Using the Safe-T-Planer for Instrument Building
Setup, operation, neck making & more
The Safe-T-Planer comes with general-purpose instructions, but we've created these notes specifically for instrument makers. Here's how to make the most of the Safe-T-Planer in a luthiery workshop.
Part One: Setup
Make an Auxiliary Table
You will need to make an auxiliary table to increase the size of your existing drill press table. We suggest laminating two pieces of good quality plywood together (patternmaker's plywood is ideal). Be sure that it is glued up to minimize any warp that the individual pieces might have. Drill holes for carriage bolts, and bolt it to the table. Locate the holes that mount it to the drill press table as far from center as possible; this gives the best stability. If needed, flatten at least the upper surface of this auxiliary table.
It's important that the table is level (parallel) with the Safe-T-Planer's cutters. An easy way to check this is to put a bent rod into the drill press chuck and spin it around to see find the high and low places. The bent rod should cover a circle of 7 or 8 inches. For greater accuracy, use a dial indicator on the rod. When you find the low side of the table, fasten a shim under it. Repeat this procedure until the table has been leveled.

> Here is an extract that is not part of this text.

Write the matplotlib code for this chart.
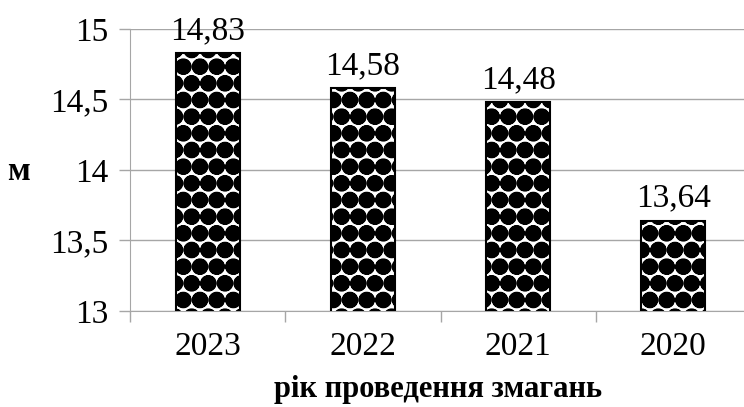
import matplotlib.pyplot as plt

years = ['2023', '2022', '2021', '2020']
values = [14.83, 14.58, 14.48, 13.64]
value_labels = ['14,83', '14,58', '14,48', '13,64']
y_ticks = [13, 13.5, 14, 14.5, 15]
y_tick_labels = ['13', '13,5', '14', '14,5', '15']

plt.rcParams['font.family'] = ['Liberation Serif', 'DejaVu Serif']
plt.rcParams['hatch.linewidth'] = 3.5
plt.rcParams['hatch.color'] = 'black'

axis_grey = '#a6a6a6'

fig = plt.figure(figsize=(7.44, 4.07), dpi=100)
ax = fig.add_axes([0.175, 0.236, 0.828, 0.693])

x = range(len(years))
ax.bar(x, values, width=0.41, bottom=0, color='white', edgecolor='black',
       hatch='O.', linewidth=1.5, zorder=3)

for xi, v, lab in zip(x, values, value_labels):
    ax.text(xi, v + 0.05, lab, ha='center', va='bottom', fontsize=24, zorder=4)

ax.set_ylim(13, 15)
ax.set_xlim(-0.5, 3.47)
ax.set_yticks(y_ticks)
ax.set_yticklabels(y_tick_labels)
ax.set_xticks(list(x))
ax.set_xticklabels(years)
ax.tick_params(axis='both', labelsize=24, colors='black')
ax.tick_params(axis='y', length=8, width=1, color=axis_grey, pad=8)
ax.tick_params(axis='x', length=0, pad=15)

# category boundary ticks on the x axis
ax.set_xticks([-0.5, 0.5, 1.5, 2.5], minor=True)
ax.tick_params(axis='x', which='minor', length=8, width=1, color=axis_grey)

ax.yaxis.grid(True, color=axis_grey, linewidth=1, zorder=0)
ax.set_axisbelow(True)
for side in ['top', 'right']:
    ax.spines[side].set_visible(False)
ax.spines['left'].set_color(axis_grey)
ax.spines['bottom'].set_color(axis_grey)

ax.set_xlabel('рік проведення змагань', fontsize=22, fontweight='bold', labelpad=9)
fig.text(0.025, 0.578, 'м', fontsize=24, fontweight='bold', ha='center', va='center')

fig.savefig('out.png', dpi=100)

Be sure the cutter is sharp
The first time you use the planer, you will find that the cutters are fairly sharp right out of the box. Learning to use the sharpening stone that's provided is a big help: it makes using the tool easier and produces much better results. The instructions sent with the tool describe hand-holding the tool during sharpening. We strongly advise against this! We've found that using a small drill press vise is the way to hold the cutters for sharpening. Lightly stone any burr from the ground edge, but be careful not to round over the delicate cutting edge.
Make a guide fence
For safety and quality of cut, you will need to make a guide fence. A good piece of hardwood about 3/4" thick x 3" wide and long enough to span the longest length of the table will work nicely. Pivot one end by bolting it, and you will only need one clamp. Always use the fence when feeding work into the Safe-T-Planer, and feed the wood into the side that is rotating toward the fence. The fence will need a semicircular cutout to allow the Safe-T-Planer to cut pieces of wood thinner than the height of the fence.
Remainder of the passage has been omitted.